Mais dès-qu’il veut appliquer les talens extraordinaires de sa
Raison, à des recherches qui ont quelque chose de commun avec la
situation de son Cœur, sa poltronnerie l’arrête, il n’a pas le courage de débarasser sa Raison de toutes les
opinions reçues sans examen ; il n’ose rappeller à son Bon-Sens
des décidons de nos Ancêtres ; il adopte leurs principes avec un
aveuglement respectueux ; il s’applaudit même de sa prévention ;
& il honore sa lâcheté du titre de modestie. Tout l’usage
qu’il fera de son habileté consistera à ménager un air de
probabilité aux Erreurs les plus monstrueuses, dont un Génie
plus médiocre, soutenu d’un Cœur bien placé, développera sans
peine l’absurdité extravagante.
Personne ne peut refuser à Chrysophile les titres d’éclairé,
de judicieux. S’il pouvoit conserver sa Raison dans un
heureux équilibre, ce seroit un des Hommes de l’Europe qui
répandroit la plus grande lumiére sur les Vérités les plus
importantes ; mais son ame est en proie à une sordide
avarice, & à une ambition déréglée. Il est de l’intérêt
de ses passions que certains sentimens soient vrais, il le
souhaite, & à force de le souhaiter il se le persuade.
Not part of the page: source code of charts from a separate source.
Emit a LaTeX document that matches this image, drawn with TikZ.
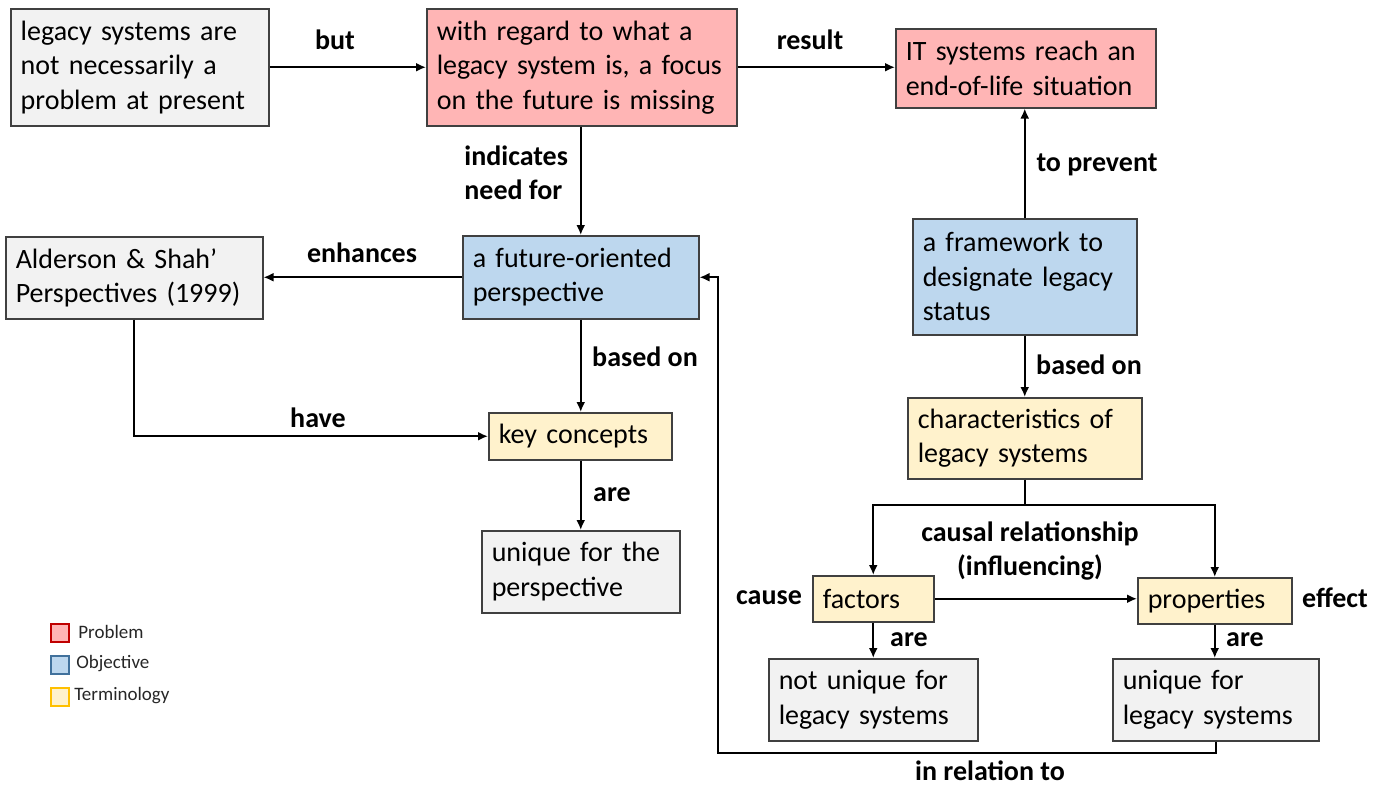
\documentclass[tikz,border=0pt]{standalone}
\usepackage{fontspec}
\setmainfont{Carlito}
\usetikzlibrary{arrows.meta}
\definecolor{bdr}{HTML}{404040}
\definecolor{gfill}{HTML}{F2F2F2}
\definecolor{rfill}{HTML}{FFB5B5}
\definecolor{bfill}{HTML}{BDD7EE}
\definecolor{yfill}{HTML}{FFF2CC}
\definecolor{rbdr}{HTML}{C00000}
\definecolor{bbdr}{HTML}{41719C}
\definecolor{ybdr}{HTML}{FFC000}
\tikzset{
  base/.style={draw=bdr, line width=0.75pt, anchor=north west, align=left,
    inner xsep=5pt, inner ysep=0pt, font=\fontsize{14}{17.25}\selectfont},
  greybox/.style={base, fill=gfill},
  redbox/.style={base, fill=rfill},
  bluebox/.style={base, fill=bfill},
  yelbox/.style={base, fill=yfill},
  lab/.style={font=\bfseries\fontsize{14}{17.25}\selectfont, align=center, inner sep=1pt},
  conn/.style={line width=1pt, draw=black, -{Latex[length=5pt,width=4.5pt]}},
  legsq/.style={line width=0.75pt, anchor=north west, minimum width=9pt, minimum height=9pt, inner sep=0pt},
  legtx/.style={anchor=west, font=\fontsize{9.5}{11}\selectfont, text=black!85, inner sep=0pt},
}
\begin{document}
\begin{tikzpicture}[x=0.5pt, y=-0.5pt]
\useasboundingbox (0,0) rectangle (1387,788);

% boxes
\node[greybox, minimum width=129pt, minimum height=58.5pt, text width=119pt] (A) at (10,8)
  {legacy systems are\\not necessarily a\\problem at present};
\node[redbox, minimum width=155pt, minimum height=58.5pt, text width=145pt] (B) at (426,8)
  {with regard to what a\\legacy system is, a focus\\on the future is missing};
\node[redbox, minimum width=130pt, minimum height=39.5pt, text width=120pt] (C) at (895,28)
  {IT systems reach an\\end-of-life situation};
\node[bluebox, minimum width=118pt, minimum height=41.5pt, text width=108pt] (D) at (462,235)
  {a future-oriented\\perspective};
\node[greybox, minimum width=128.5pt, minimum height=41pt, text width=118.5pt] (E) at (5,236)
  {Alderson \& Shah’\\Perspectives (1999)};
\node[yelbox, minimum width=91.5pt, minimum height=23.5pt, text width=81.5pt] (F) at (488,412)
  {key concepts};
\node[greybox, minimum width=99pt, minimum height=41pt, text width=89pt] (G) at (481,530)
  {unique for the\\perspective};
\node[bluebox, minimum width=112pt, minimum height=58pt, text width=102pt] (H) at (912,218)
  {a framework to\\designate legacy\\status};
\node[yelbox, minimum width=117pt, minimum height=40.5pt, text width=107pt] (I) at (907,397)
  {characteristics of\\legacy systems};
\node[yelbox, minimum width=60.5pt, minimum height=23pt, text width=50.5pt] (J) at (812,575)
  {factors};
\node[yelbox, minimum width=77pt, minimum height=23pt, text width=67pt] (K) at (1137,577)
  {properties};
\node[greybox, minimum width=104.5pt, minimum height=41pt, text width=94.5pt] (L) at (768,658)
  {not unique for\\legacy systems};
\node[greybox, minimum width=103pt, minimum height=41pt, text width=93pt] (M) at (1112,658)
  {unique for\\legacy systems};

% connectors
\draw[conn] (A.east) -- (A.east -| B.west);
\draw[conn] (B.east) -- (B.east -| C.west);
\draw[conn] (D.north |- B.south) -- (D.north);
\draw[conn] (D.west) -- (D.west -| E.east);
\draw[conn] (D.south) -- (D.south |- F.north);
\draw[conn] (E.south) |- (F.west);
\draw[conn] (G.north |- F.south) -- (G.north);
\draw[conn] (H.north) -- (H.north |- C.south);
\draw[conn] (H.south) -- (H.south |- I.north);
\coordinate (split) at (1023,505);
\draw[line width=1pt] (I.south) -- (I.south |- split);
\draw[conn] (I.south |- split) -| (J.north);
\draw[conn] (I.south |- split) -| (K.north);
\draw[conn] (J.east) -- (J.east -| K.west);
\draw[conn] (J.south) -- (J.south |- L.north);
\draw[conn] (K.south) -- (K.south |- M.north);
\coordinate (loop) at (718,753);
\draw[conn] (M.south) |- (loop) |- (D.east);

% labels
\node[lab] (lbut) at (335,40) {but};
\node[lab] (lres) at (810,40) {result};
\node[lab, align=left, anchor=west] (lind) at (462,173) {indicates\\need for};
\node[lab] (lprev) at (1097,165) {to prevent};
\node[lab] (lenh) at (362,253) {enhances};
\node[lab] (lbas1) at (645,357) {based on};
\node[lab] (lhave) at (318,418) {have};
\node[lab] (lare1) at (612,495) {are};
\node[lab] (lbas2) at (1089,365) {based on};
\node[lab] (lcaus) at (1030,551) {causal relationship\\(influencing)};
\node[lab] (lcause) at (769,598) {cause};
\node[lab] (leff) at (1335,598) {effect};
\node[lab] (lare2) at (909,640) {are};
\node[lab] (lare3) at (1245,640) {are};
\node[lab] (lrel) at (990,771) {in relation to};

% legend
\node[legsq, draw=rbdr, fill=rfill] (q1) at (50,623) {};
\node[legtx] (t1) at (78,632) {Problem};
\node[legsq, draw=bbdr, fill=bfill] (q2) at (50,655) {};
\node[legtx] (t2) at (76,664) {Objective};
\node[legsq, draw=ybdr, fill=yfill] (q3) at (50,687) {};
\node[legtx] (t3) at (74,696) {Terminology};
\end{tikzpicture}
\end{document}
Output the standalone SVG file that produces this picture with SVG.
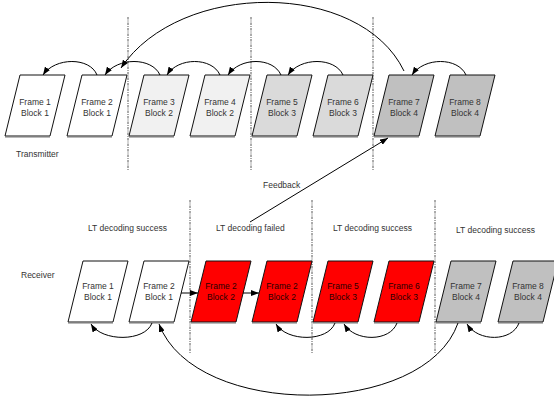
<svg xmlns="http://www.w3.org/2000/svg" width="554" height="405" viewBox="0 0 554 405">
  <style>
    .box { stroke: #111; stroke-width: 1; }
    .shadow { stroke: #777; stroke-width: 1.2; fill: none; }
    .w { fill: #ffffff; }
    .g1 { fill: #f1f1f1; }
    .g2 { fill: #dadada; }
    .g3 { fill: #c0c0c0; }
    .red { fill: #ff0000; }
    .lbl { font-family: "Liberation Sans", Arial, sans-serif; font-size: 8.5px; fill: #333; text-anchor: middle; }
    .red-lbl { fill: #2a0000; }
    .cap { font-family: "Liberation Sans", Arial, sans-serif; font-size: 8.5px; fill: #333; }
    .sep { stroke: #444; stroke-width: 0.9; stroke-dasharray: 2.5 1 1 1; fill: none; }
    .con { stroke: #000; stroke-width: 1; fill: none; marker-end: url(#head); }
  </style>
  <defs>
    <marker id="head" viewBox="0 0 8 6" refX="8" refY="3" markerWidth="8" markerHeight="6" markerUnits="userSpaceOnUse" orient="auto">
      <path d="M0,0 L8,3 L0,6 z" fill="#000"/>
    </marker>
  </defs>
  <rect width="554" height="405" fill="#ffffff"/>

  <!-- block separators -->
  <g id="separators">
    <line class="sep" x1="128" y1="17" x2="128" y2="170"/>
    <line class="sep" x1="251" y1="17" x2="251" y2="170"/>
    <line class="sep" x1="373" y1="17" x2="373" y2="170"/>
    <line class="sep" x1="190" y1="200" x2="190" y2="353"/>
    <line class="sep" x1="312" y1="200" x2="312" y2="353"/>
    <line class="sep" x1="435" y1="200" x2="435" y2="353"/>
  </g>

  <!-- captions -->
  <g id="captions">
    <text class="cap" x="16" y="157">Transmitter</text>
    <text class="cap" x="21" y="278">Receiver</text>
    <text class="cap" x="263" y="188">Feedback</text>
    <text class="cap" x="88" y="231">LT decoding success</text>
    <text class="cap" x="216" y="231">LT decoding failed</text>
    <text class="cap" x="333" y="231">LT decoding success</text>
    <text class="cap" x="456" y="233">LT decoding success</text>
  </g>

  <!-- transmitter frames -->
  <g id="tx-frame1">
    <polygon class="box w" points="20,75 65,75 50,136 5,136"/>
    <line class="shadow" x1="5" y1="137" x2="50" y2="137"/>
    <text class="lbl" x="35" y="105">Frame 1</text>
    <text class="lbl" x="35" y="116">Block 1</text>
  </g>
  <g id="tx-frame2">
    <polygon class="box w" points="82,75 127,75 112,136 67,136"/>
    <line class="shadow" x1="67" y1="137" x2="112" y2="137"/>
    <text class="lbl" x="97" y="105">Frame 2</text>
    <text class="lbl" x="97" y="116">Block 1</text>
  </g>
  <g id="tx-frame3">
    <polygon class="box g1" points="144,75 189,75 174,136 129,136"/>
    <line class="shadow" x1="129" y1="137" x2="174" y2="137"/>
    <text class="lbl" x="159" y="105">Frame 3</text>
    <text class="lbl" x="159" y="116">Block 2</text>
  </g>
  <g id="tx-frame4">
    <polygon class="box g1" points="205,75 250,75 235,136 190,136"/>
    <line class="shadow" x1="190" y1="137" x2="235" y2="137"/>
    <text class="lbl" x="220" y="105">Frame 4</text>
    <text class="lbl" x="220" y="116">Block 2</text>
  </g>
  <g id="tx-frame5">
    <polygon class="box g2" points="267,75 312,75 297,136 252,136"/>
    <line class="shadow" x1="252" y1="137" x2="297" y2="137"/>
    <text class="lbl" x="282" y="105">Frame 5</text>
    <text class="lbl" x="282" y="116">Block 3</text>
  </g>
  <g id="tx-frame6">
    <polygon class="box g2" points="328,75 373,75 358,136 313,136"/>
    <line class="shadow" x1="313" y1="137" x2="358" y2="137"/>
    <text class="lbl" x="343" y="105">Frame 6</text>
    <text class="lbl" x="343" y="116">Block 3</text>
  </g>
  <g id="tx-frame7">
    <polygon class="box g3" points="389,75 434,75 419,136 374,136"/>
    <line class="shadow" x1="374" y1="137" x2="419" y2="137"/>
    <text class="lbl" x="404" y="105">Frame 7</text>
    <text class="lbl" x="404" y="116">Block 4</text>
  </g>
  <g id="tx-frame8">
    <polygon class="box g3" points="450,75 495,75 480,136 435,136"/>
    <line class="shadow" x1="435" y1="137" x2="480" y2="137"/>
    <text class="lbl" x="465" y="105">Frame 8</text>
    <text class="lbl" x="465" y="116">Block 4</text>
  </g>

  <!-- receiver frames -->
  <g id="rx-frame1">
    <polygon class="box w" points="83,261 128,261 113,322 68,322"/>
    <line class="shadow" x1="68" y1="323" x2="113" y2="323"/>
    <text class="lbl" x="98" y="289">Frame 1</text>
    <text class="lbl" x="98" y="300">Block 1</text>
  </g>
  <g id="rx-frame2">
    <polygon class="box w" points="144,261 189,261 174,322 129,322"/>
    <line class="shadow" x1="129" y1="323" x2="174" y2="323"/>
    <text class="lbl" x="159" y="289">Frame 2</text>
    <text class="lbl" x="159" y="300">Block 1</text>
  </g>
  <g id="rx-frame2-block2a">
    <polygon class="box red" points="206,261 251,261 236,322 191,322"/>
    <line class="shadow" x1="191" y1="323" x2="236" y2="323"/>
    <text class="lbl red-lbl" x="221" y="289">Frame 2</text>
    <text class="lbl red-lbl" x="221" y="300">Block 2</text>
  </g>
  <g id="rx-frame2-block2b">
    <polygon class="box red" points="267,261 312,261 297,322 252,322"/>
    <line class="shadow" x1="252" y1="323" x2="297" y2="323"/>
    <text class="lbl red-lbl" x="282" y="289">Frame 2</text>
    <text class="lbl red-lbl" x="282" y="300">Block 2</text>
  </g>
  <g id="rx-frame5">
    <polygon class="box red" points="328,261 373,261 358,322 313,322"/>
    <line class="shadow" x1="313" y1="323" x2="358" y2="323"/>
    <text class="lbl red-lbl" x="343" y="289">Frame 5</text>
    <text class="lbl red-lbl" x="343" y="300">Block 3</text>
  </g>
  <g id="rx-frame6">
    <polygon class="box red" points="389,261 434,261 419,322 374,322"/>
    <line class="shadow" x1="374" y1="323" x2="419" y2="323"/>
    <text class="lbl red-lbl" x="404" y="289">Frame 6</text>
    <text class="lbl red-lbl" x="404" y="300">Block 3</text>
  </g>
  <g id="rx-frame7">
    <polygon class="box g3" points="451,261 496,261 481,322 436,322"/>
    <line class="shadow" x1="436" y1="323" x2="481" y2="323"/>
    <text class="lbl" x="466" y="289">Frame 7</text>
    <text class="lbl" x="466" y="300">Block 4</text>
  </g>
  <g id="rx-frame8">
    <polygon class="box g3" points="513,261 558,261 543,322 498,322"/>
    <line class="shadow" x1="498" y1="323" x2="543" y2="323"/>
    <text class="lbl" x="528" y="289">Frame 8</text>
    <text class="lbl" x="528" y="300">Block 4</text>
  </g>

  <!-- connectors -->
  <g id="connectors">
    <!-- transmitter: frame-to-frame links -->
    <path class="con" d="M97,75 C90,57 55,57 43,75"/>
    <path class="con" d="M160,75 C152,57 117,57 105,75"/>
    <path class="con" d="M220,75 C212,57 178,57 167,75"/>
    <path class="con" d="M281,75 C273,57 240,57 228,75"/>
    <path class="con" d="M343,75 C335,57 300,57 288,75"/>
    <path class="con" d="M466,75 C458,57 424,57 412,75"/>
    <!-- long retransmission link -->
    <path class="con" d="M404,71 C360,-20 180,-20 121,68"/>
    <!-- feedback -->
    <line class="con" x1="250" y1="222" x2="388" y2="138"/>
    <!-- receiver: forward links -->
    <line class="con" x1="181" y1="293" x2="198" y2="293"/>
    <line class="con" x1="243" y1="293" x2="259" y2="293"/>
    <!-- receiver: frame-to-frame links -->
    <path class="con" d="M152,323 C145,342 102,342 91,324"/>
    <path class="con" d="M335,323 C328,342 287,342 276,324"/>
    <path class="con" d="M397,323 C390,342 355,342 344,324"/>
    <path class="con" d="M519,323 C512,342 478,342 467,324"/>
    <!-- long link back to frame 2 -->
    <path class="con" d="M458,323 C425,418 195,420 159,324"/>
  </g>
</svg>
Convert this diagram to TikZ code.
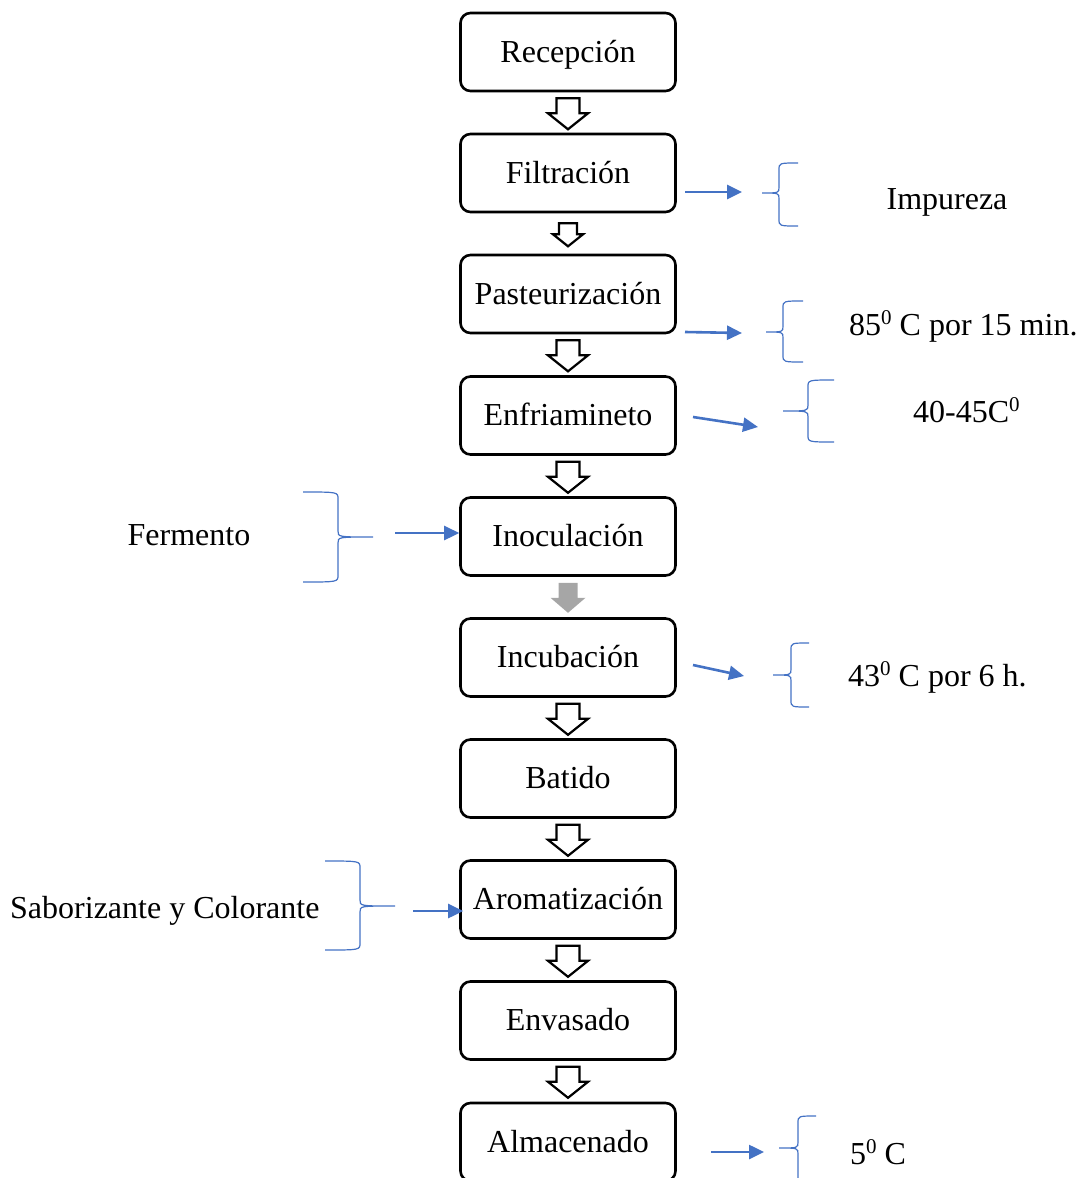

Il détourne machinalement son attention des principes
indubitables, dont il pourroit tirer la connoissance de ses
Erreurs ; & il fixe toute l’activité de son esprit, sur
les plus minces probabilités, qui paroissent appuyer des
Opinions qui traînent à leur suite une Dignité éminente, un
Emploi lucratif.
Les obstacles les plus ordinaires, contre lesquels la
force de la Raison a le plus à luter, sont la Vanité &
l’Obstination, le plus dangereux effet de l’Amour-propre. Il
peut arriver au plus habile homme de raisonner de travers sur un
sujet, quand il ne l’a pas considéré de toutes ses faces, &
de se féliciter de son erreur, comme d’une heureuse découverte.
Si dans la prémiére chaleur de son amour
paternel pour l’idée qu’il vient de former, il la communique au
Public, il ne sauroit voir sans la derniére mortification, qu’on
lui d’écouvre <sic> son sophisme, en le plaçant dans le
véritable point de vue de son sujet ; l’amour de la réputation
lui fera faire des efforts pour ne pas voir l’évidence de ce
qu’on lui objecte. Si elle le frappe malgré lui, il n’aura pas
la force génereuse d’avouer qu’il s’est trompé, & il
méprisera la gloire qu’il peut acquérir par cette candeur, si
digne d’un Amateur de la Vérité. On diroit qu’il aspire au
privilége d’être infaillible. La seule pensée de passer pour un
homme qui se trompe comme un autre, révolte à vanité opiniâtre ;
il répond aux objections pour les énerver ; il ramasse la toute
vigueur de son raisonnement, toute la subtilité de son esprit.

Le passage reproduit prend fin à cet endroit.